Last edited by prawnograph; 06-01-2024 at 10:39 AM.
^ Try as I might, I just cannot stop the gardener from throwing stuff over our wall into the vacant land that surrounds us.
I don't mind any organic garden waste going over (and lots of organic dog waste), but have sent him out several times to pick up plastic bags, old plastic plant pots, broken roof tiles, etc. He just can't seem to help himself and just naturally throws stuff over the wall without thinking.
There was a photo thread by a poster called Fred on a forum that I think doesn't exist any more, that I showed to my mother in 2014.
He did a lot of photo threads of life in Indonesia.
A crew of guys were hired by a rich bloke to clear out the canal/river behind his garden.
They spent 2 days out on boats clearing out all the crud and rubbish. There were weirs/dykes or whatever separating the different sections.
They finally finished after 2 days and had a mountain of rubbish that they had cleared out. So what did they do with all the rubbish when finished.
They threw it all into the next section of the canal.

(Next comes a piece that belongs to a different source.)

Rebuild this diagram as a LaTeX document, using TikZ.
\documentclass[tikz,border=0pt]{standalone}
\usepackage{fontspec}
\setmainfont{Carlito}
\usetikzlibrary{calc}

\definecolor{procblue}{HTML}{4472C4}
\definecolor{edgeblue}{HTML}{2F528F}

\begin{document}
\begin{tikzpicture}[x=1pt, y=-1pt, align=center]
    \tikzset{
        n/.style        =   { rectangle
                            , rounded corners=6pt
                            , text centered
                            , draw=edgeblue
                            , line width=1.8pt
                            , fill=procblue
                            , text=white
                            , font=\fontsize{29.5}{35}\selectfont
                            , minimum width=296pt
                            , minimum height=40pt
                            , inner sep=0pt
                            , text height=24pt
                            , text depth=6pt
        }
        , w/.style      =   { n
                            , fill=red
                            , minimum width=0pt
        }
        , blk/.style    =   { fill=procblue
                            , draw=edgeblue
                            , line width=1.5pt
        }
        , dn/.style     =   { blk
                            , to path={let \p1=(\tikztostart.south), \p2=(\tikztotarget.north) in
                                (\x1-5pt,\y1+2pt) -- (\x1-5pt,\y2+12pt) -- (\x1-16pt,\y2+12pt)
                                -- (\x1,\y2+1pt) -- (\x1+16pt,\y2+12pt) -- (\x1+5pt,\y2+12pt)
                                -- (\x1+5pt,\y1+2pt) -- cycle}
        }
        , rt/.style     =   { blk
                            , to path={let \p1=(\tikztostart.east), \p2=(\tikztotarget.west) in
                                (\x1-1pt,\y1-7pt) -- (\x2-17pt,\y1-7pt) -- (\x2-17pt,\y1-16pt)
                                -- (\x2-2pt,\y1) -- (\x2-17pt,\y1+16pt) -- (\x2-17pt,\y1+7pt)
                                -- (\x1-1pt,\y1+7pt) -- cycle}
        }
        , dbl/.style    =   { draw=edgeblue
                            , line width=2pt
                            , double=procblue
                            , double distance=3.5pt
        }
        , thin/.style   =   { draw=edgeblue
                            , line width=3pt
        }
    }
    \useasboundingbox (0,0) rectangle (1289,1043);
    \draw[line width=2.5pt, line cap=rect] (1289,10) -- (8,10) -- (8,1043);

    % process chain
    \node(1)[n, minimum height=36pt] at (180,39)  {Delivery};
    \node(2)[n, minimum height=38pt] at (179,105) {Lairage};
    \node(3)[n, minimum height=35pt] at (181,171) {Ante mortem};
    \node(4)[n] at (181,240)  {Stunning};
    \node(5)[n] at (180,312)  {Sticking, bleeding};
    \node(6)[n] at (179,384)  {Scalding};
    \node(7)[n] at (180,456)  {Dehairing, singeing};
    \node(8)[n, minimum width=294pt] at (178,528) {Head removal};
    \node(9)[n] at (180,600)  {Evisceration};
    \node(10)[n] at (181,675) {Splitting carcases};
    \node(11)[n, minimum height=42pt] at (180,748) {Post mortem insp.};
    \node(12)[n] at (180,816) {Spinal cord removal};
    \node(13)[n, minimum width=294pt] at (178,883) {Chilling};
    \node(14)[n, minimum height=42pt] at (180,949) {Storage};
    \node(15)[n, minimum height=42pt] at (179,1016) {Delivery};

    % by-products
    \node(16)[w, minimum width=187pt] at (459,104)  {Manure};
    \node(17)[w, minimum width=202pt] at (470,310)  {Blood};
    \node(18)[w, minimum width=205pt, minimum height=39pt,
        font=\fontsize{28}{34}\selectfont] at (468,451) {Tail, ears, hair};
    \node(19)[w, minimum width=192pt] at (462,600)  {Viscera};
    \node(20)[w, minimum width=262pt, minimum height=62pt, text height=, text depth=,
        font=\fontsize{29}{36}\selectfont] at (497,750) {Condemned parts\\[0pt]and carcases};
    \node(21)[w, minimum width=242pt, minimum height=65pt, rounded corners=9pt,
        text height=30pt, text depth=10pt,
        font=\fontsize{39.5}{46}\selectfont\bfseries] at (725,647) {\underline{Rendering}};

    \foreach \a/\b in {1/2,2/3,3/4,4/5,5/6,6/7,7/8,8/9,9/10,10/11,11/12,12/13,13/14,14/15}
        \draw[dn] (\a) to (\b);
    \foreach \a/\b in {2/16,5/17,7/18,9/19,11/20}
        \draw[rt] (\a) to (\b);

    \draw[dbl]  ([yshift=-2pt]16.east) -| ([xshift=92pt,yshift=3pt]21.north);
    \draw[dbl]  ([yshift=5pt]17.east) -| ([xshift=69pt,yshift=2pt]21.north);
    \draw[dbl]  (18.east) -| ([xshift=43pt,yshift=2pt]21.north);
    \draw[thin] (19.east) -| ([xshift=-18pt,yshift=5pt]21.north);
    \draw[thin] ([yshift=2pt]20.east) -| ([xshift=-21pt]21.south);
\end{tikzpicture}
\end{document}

Job done, they were paid to clear his section, and clear his section they did.
Nearly did meself a mischief lugging this barsteward up the steps to replace my fridge that got fooked by the brown-out storm current fluctuation over Crimbo.
Don't know if a hernia or a spinal disc injury would be worse but I had a feeling I came close to one or t'other.
Bodgy paint
Had three x 9 litres of house paint mixed at Thaiwatsadu, however soon as we saw the paint blobs on each lid obvious Mr Mixer had read the wrong paint code - as per the circled colour/number on the colour chart I'd handed him.

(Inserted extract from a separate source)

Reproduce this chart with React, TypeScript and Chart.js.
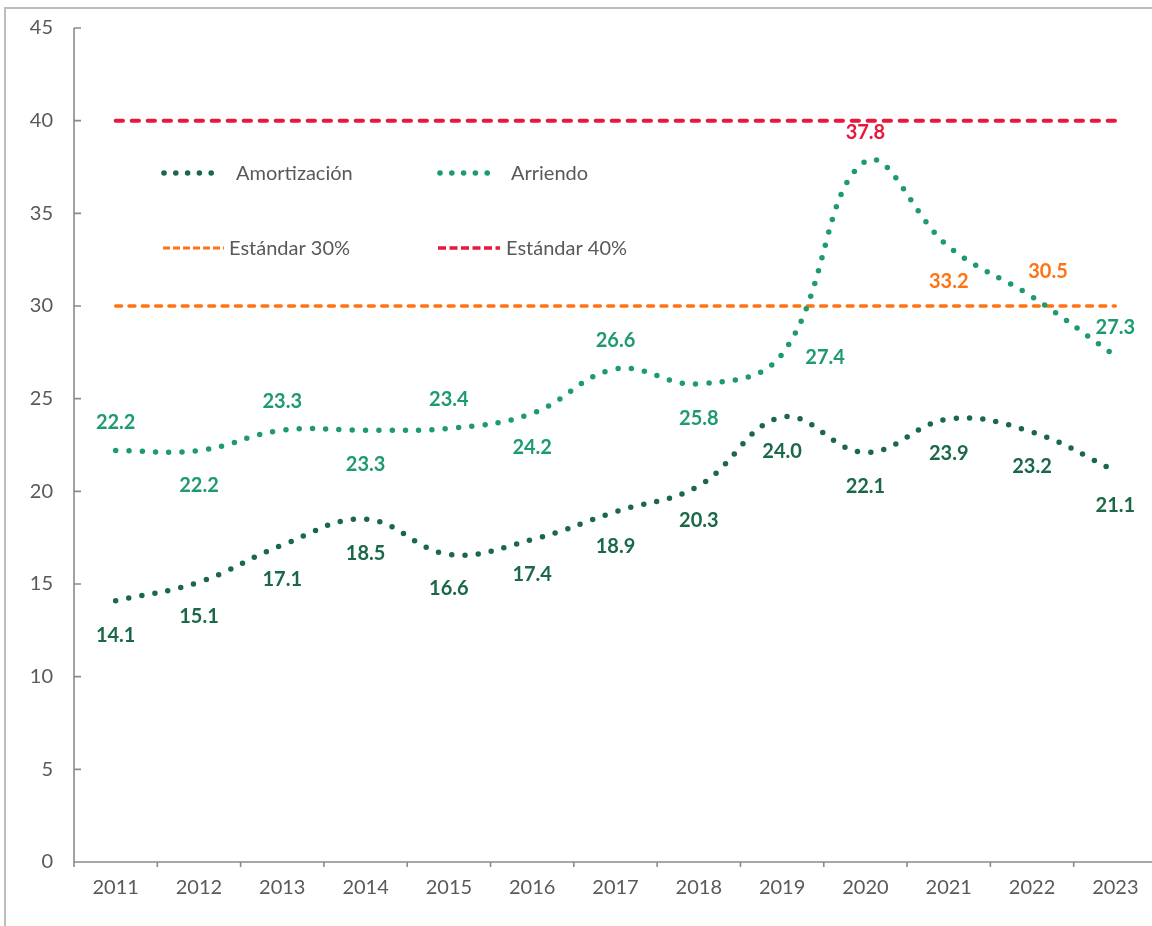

Apologies from the woman who appeared to be supervisor of the ten or so staff loitering, playing on phones at end of each paint company's aisle.
Mr TOA may not get his next bonus. Hope that almost 5000 baht of waste paint doesn't become a salary deduction. He didn't look too happy while she watched him start again.
Way back in my NZ handyman days, paint stores would have bins of paint mixing mistakes on sale at about 25% full cost, never seen similar here.